There has been so many changes with Sorel since the day she was diagnosed, since the day she was born and in the last 6 months. With Rett Syndrome there are constant changes, sometimes its day by day and sometimes its moment to moment. We watch our daughters constantly, a holding of breathe a change in breathing pattern, a flicker of the eye "is that a seizure?", we worry about her tone, we worry about breathing we worry about swallowing its just a part of our Rett Syndrome life, face it we all have a few more grey hairs and some definite wrinkles! That said, there are a ton of decisions us "Rett" parents never thought never wanted to make for your girls. I for one hate having to choose to put my daughter on medication for seizures, and now choosing a different med and not really knowing if it will do any better. We were always so worried about Sorel having seizures and then she had a week with some definite episodes then some definite seizure activity but we did not ever definitively get a video EEG of them, but the neuro did say they were seizures, started her on meds and wallah she hasn't had any. Good right? Well, then there is the side effects, some anxiety, hyperventilating or is that just Rett, ugh! So we agree to switch meds and see.....do I second guess myself, yah of course, do I worry, hmmm, yep! Since the day Sorel went through regression she has hand mouthed constantly, she has worn braces on both arms to help with the hand mouthing and to try and get her to have more control over her hands, the moment you would take them off back in her mouth they would go, talk about frustrating!
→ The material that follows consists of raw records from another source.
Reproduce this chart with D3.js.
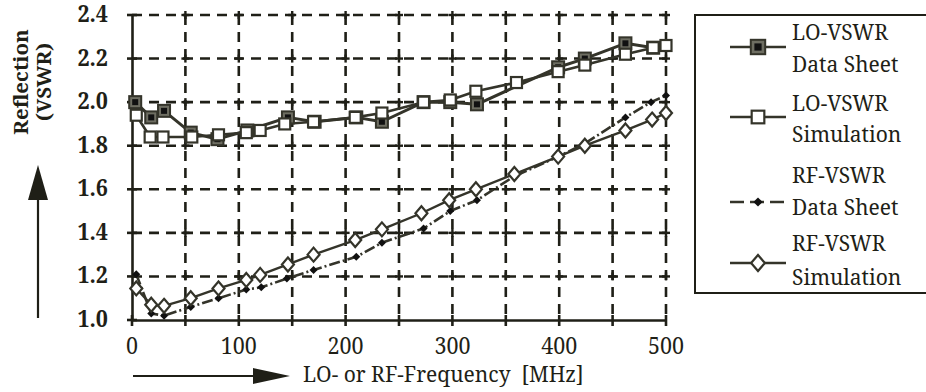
<!DOCTYPE html>
<html>
<head>
<meta charset="utf-8">
<script src="https://cdn.jsdelivr.net/npm/d3@7"></script>
<style>
  html, body { margin: 0; padding: 0; background: #fff; }
  svg { display: block; }
</style>
</head>
<body>
<svg id="chart" width="926" height="392"></svg>
<script>
// LO port VSWR, manufacturer data sheet
const loDataFreq = [3, 18, 30, 55, 80, 108, 146, 171, 210, 234, 273, 298, 323, 399, 424, 462, 488];
const loDataVswr = [2.00, 1.93, 1.96, 1.86, 1.83, 1.87, 1.93, 1.91, 1.93, 1.91, 2.00, 2.00, 1.99, 2.16, 2.20, 2.27, 2.25];
// LO port VSWR, simulation
const loSimFreq = [4, 17, 29, 56, 81, 107, 120, 143, 170, 209, 234, 273, 298, 322, 360, 399, 424, 462, 488, 500];
const loSimVswr = [1.94, 1.84, 1.84, 1.84, 1.85, 1.86, 1.87, 1.90, 1.91, 1.93, 1.95, 2.00, 2.01, 2.05, 2.09, 2.14, 2.17, 2.22, 2.25, 2.26];
// RF port VSWR, manufacturer data sheet
const rfDataFreq = [4, 18, 30, 55, 81, 107, 121, 145, 170, 210, 234, 273, 298, 323, 358, 399, 424, 462, 486, 500];
const rfDataVswr = [1.21, 1.03, 1.02, 1.06, 1.10, 1.14, 1.15, 1.19, 1.23, 1.29, 1.355, 1.42, 1.50, 1.55, 1.66, 1.75, 1.81, 1.93, 2.00, 2.03];
// RF port VSWR, simulation
const rfSimFreq = [4, 18, 30, 55, 81, 107, 120, 146, 170, 209, 234, 271, 297, 322, 358, 399, 424, 462, 487, 500];
const rfSimVswr = [1.145, 1.07, 1.065, 1.10, 1.145, 1.184, 1.207, 1.255, 1.30, 1.367, 1.416, 1.49, 1.55, 1.60, 1.67, 1.75, 1.80, 1.87, 1.92, 1.95];

const xTicks = [0, 100, 200, 300, 400, 500];
const xGrid = [50, 100, 150, 200, 250, 300, 350, 400, 450, 500];
const yTicks = [1.0, 1.2, 1.4, 1.6, 1.8, 2.0, 2.2, 2.4];
const legendLabels = [
  ["LO-VSWR", "Data Sheet"],
  ["LO-VSWR", "Simulation"],
  ["RF-VSWR", "Data Sheet"],
  ["RF-VSWR", "Simulation"]
];

const FONT = "'Noto Serif', 'Liberation Serif', serif";
const ink = "#1f1f17";
const lineInk = "#34342a";
const svg = d3.select("#chart");

const x = d3.scaleLinear().domain([0, 500]).range([132, 666]);
const y = d3.scaleLinear().domain([1.0, 2.4]).range([320, 15]);

// text helper: serif glyphs drawn slightly tall
function label(g, tx, ty, str, opts = {}) {
  return g.append("text")
    .attr("transform", `translate(${tx},${ty}) scale(1,${opts.stretch || 1.1})`)
    .attr("text-anchor", opts.anchor || "start")
    .style("font-family", FONT)
    .style("font-size", (opts.size || 21.5) + "px")
    .style("font-weight", opts.weight || "normal")
    .style("white-space", "pre")
    .attr("fill", ink)
    .text(str);
}

// dashed grid
const grid = svg.append("g").attr("stroke", ink).attr("stroke-width", 2.6).attr("stroke-dasharray", "10,7");
grid.selectAll(".hg").data(yTicks.slice(1)).join("line")
  .attr("x1", x(0)).attr("x2", x(500))
  .attr("y1", d => y(d)).attr("y2", d => y(d));
grid.selectAll(".vg").data(xGrid).join("line")
  .attr("x1", d => x(d)).attr("x2", d => x(d))
  .attr("y1", y(2.4)).attr("y2", y(1.0));

// small crosses where grid lines meet
const cross = svg.append("g").attr("stroke", ink).attr("stroke-width", 2.4);
xGrid.forEach(fx => yTicks.slice(1).forEach(vy => {
  cross.append("line").attr("x1", x(fx) - 4).attr("x2", x(fx) + 4).attr("y1", y(vy)).attr("y2", y(vy));
  cross.append("line").attr("x1", x(fx)).attr("x2", x(fx)).attr("y1", y(vy) - 4).attr("y2", y(vy) + 4);
}));

// solid axes with tick marks
const yAxisG = svg.append("g").attr("transform", `translate(${x(0)},0)`)
  .call(d3.axisLeft(y).tickValues(yTicks).tickSize(0).tickFormat(""));
yAxisG.select(".domain").attr("stroke", ink).attr("stroke-width", 2.6);
const xAxisG = svg.append("g").attr("transform", `translate(0,${y(1.0)})`)
  .call(d3.axisBottom(x).tickValues([0].concat(xGrid)).tickSize(0).tickFormat(""));
xAxisG.select(".domain").attr("stroke", ink).attr("stroke-width", 2.6);
const tk = svg.append("g").attr("stroke", ink).attr("stroke-width", 2.6);
yTicks.forEach(v => tk.append("line").attr("x1", x(0) - 5).attr("x2", x(0) + 5).attr("y1", y(v)).attr("y2", y(v)));
[0].concat(xGrid).forEach(f => tk.append("line").attr("x1", x(f)).attr("x2", x(f)).attr("y1", y(1.0) - 5).attr("y2", y(1.0) + 6));

// tick labels
const lbl = svg.append("g");
yTicks.forEach(v => label(lbl, 108, y(v) + 7, v.toFixed(1), { anchor: "end", weight: "bold", size: 21.5 }));
xTicks.forEach(f => label(lbl, x(f), 354, String(f), { anchor: "middle", size: 21.5 }));

// axis titles
label(lbl, 303, 382, "LO- or RF-Frequency  [MHz]", { size: 21, stretch: 1.0 });
[["Reflection", 28], ["(VSWR)", 51]].forEach(([t, bx]) => {
  svg.append("text").attr("transform", `translate(${bx},82) rotate(-90)`).attr("text-anchor", "middle")
    .style("font-family", FONT).style("font-size", "20.5px").style("font-weight", "bold")
    .attr("fill", ink).text(t);
});

// direction arrows
const arr = svg.append("g").attr("fill", ink).attr("stroke", ink);
arr.append("line").attr("x1", 38).attr("x2", 38).attr("y1", 318).attr("y2", 198).attr("stroke-width", 2.2);
arr.append("path").attr("d", "M28,200 L48,200 L38,165 Z").attr("stroke", "none");
arr.append("line").attr("x1", 133).attr("x2", 256).attr("y1", 376).attr("y2", 376).attr("stroke-width", 2.2);
arr.append("path").attr("d", "M253,368 L253,384 L290,376 Z").attr("stroke", "none");

// series
const lineGen = d3.line().x(d => x(d[0])).y(d => y(d[1]));
const zip = (a, b) => a.map((v, i) => [v, b[i]]);

const series = [
  { pts: zip(loDataFreq, loDataVswr), dash: null, width: 3, marker: "fsq" },
  { pts: zip(loSimFreq, loSimVswr), dash: null, width: 2.6, marker: "osq" },
  { pts: zip(rfDataFreq, rfDataVswr), dash: "11,3,2,3", width: 2.6, marker: "fdi" },
  { pts: zip(rfSimFreq, rfSimVswr), dash: null, width: 2.4, marker: "odi" }
];

function drawMarker(g, type, cx, cy, scale = 1) {
  if (type === "fsq") {
    const s = 6 * scale;
    g.append("rect").attr("x", cx - s).attr("y", cy - s).attr("width", 2 * s).attr("height", 2 * s)
      .attr("fill", "#6e6e62").attr("stroke", lineInk).attr("stroke-width", 2);
    g.append("rect").attr("x", cx - s * 0.5).attr("y", cy - s * 0.5).attr("width", s).attr("height", s).attr("fill", "#111");
  } else if (type === "osq") {
    const s = 5.5 * scale;
    g.append("rect").attr("x", cx - s).attr("y", cy - s).attr("width", 2 * s).attr("height", 2 * s)
      .attr("fill", "#fff").attr("stroke", lineInk).attr("stroke-width", 2.2);
  } else if (type === "fdi") {
    const s = 4 * scale;
    g.append("path").attr("d", `M${cx},${cy - s} L${cx + s},${cy} L${cx},${cy + s} L${cx - s},${cy} Z`).attr("fill", "#111");
  } else {
    const w = 6 * scale, h = 7 * scale;
    g.append("path").attr("d", `M${cx},${cy - h} L${cx + w},${cy} L${cx},${cy + h} L${cx - w},${cy} Z`)
      .attr("fill", "#fff").attr("stroke", lineInk).attr("stroke-width", 2.2);
  }
}

series.forEach(s => {
  svg.append("path").datum(s.pts).attr("d", lineGen).attr("fill", "none")
    .attr("stroke", lineInk).attr("stroke-width", s.width)
    .attr("stroke-dasharray", s.dash).attr("stroke-linejoin", "round");
});
series.forEach(s => {
  const g = svg.append("g");
  s.pts.forEach(p => drawMarker(g, s.marker, x(p[0]), y(p[1])));
});

// legend
const leg = svg.append("g");
leg.append("rect").attr("x", 695).attr("y", 15).attr("width", 260).attr("height", 278)
  .attr("fill", "#fff").attr("stroke", ink).attr("stroke-width", 2);
const legY = [47, 117, 202, 263];
const legText = [[32, 64], [103, 134], [175, 207], [243, 277]];
series.forEach((s, i) => {
  leg.append("line").attr("x1", 730).attr("x2", 786).attr("y1", legY[i]).attr("y2", legY[i])
    .attr("stroke", lineInk).attr("stroke-width", 2.4)
    .attr("stroke-dasharray", s.dash ? "14,6" : null);
  drawMarker(leg, s.marker, 758, legY[i], s.marker === "fsq" ? 1.2 : 1.15);
  label(leg, 792, legText[i][0] + 8, legendLabels[i][0], { size: 21, stretch: 1.05 });
  label(leg, 792, legText[i][1] + 8, legendLabels[i][1], { size: 21, stretch: 1.05 });
});
</script>
</body>
</html>
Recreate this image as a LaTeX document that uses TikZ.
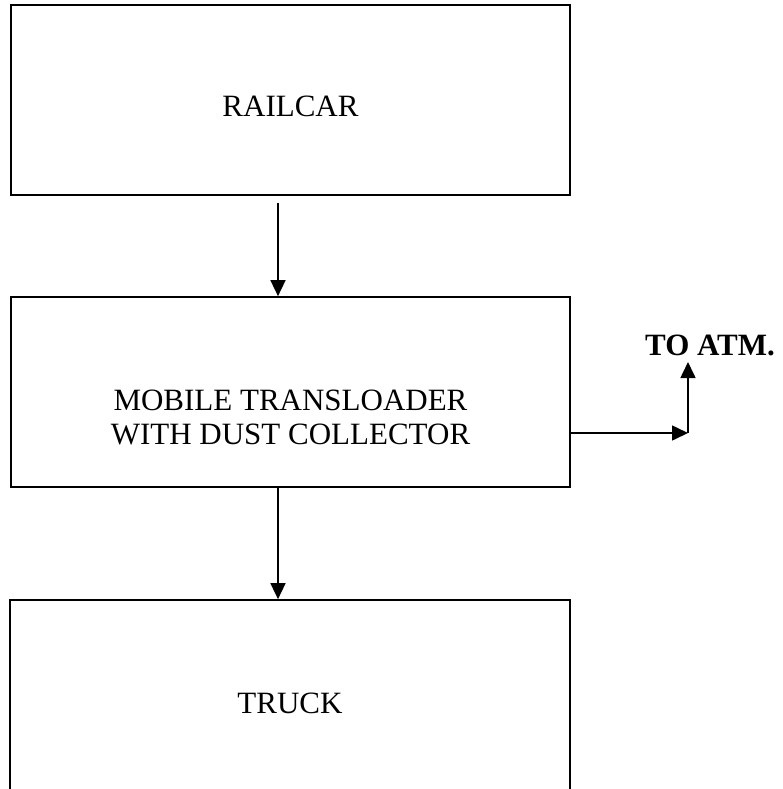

About 4 months ago Sorel started having these breathing episodes, breathholding, hyperventilating, stuff that, yep, worried us! But she all of a sudden stopped putting her left hand in her mouth, bittersweet right?! And now all of a sudden she has stopped with the right, its crazy! She no longer has to wear her braces, maybe her right every now and then but rarely. How does this happen? How does one thing like breathing patterns cause something more positive, or maybe its just a coincidence. All and all I guess what I'm trying to say is that there are changes some sad like her regression, diagnosis, hand mouthing, seizures but then there are these moments that change is good, change is light and change brings joy and mostly hope!
1 comments:
She is such a cute lil baby on the left and so pretty and grown up on the right! I think tomorrow is her birthday! Please post pics of any celebrations! Love and miss her so much!!!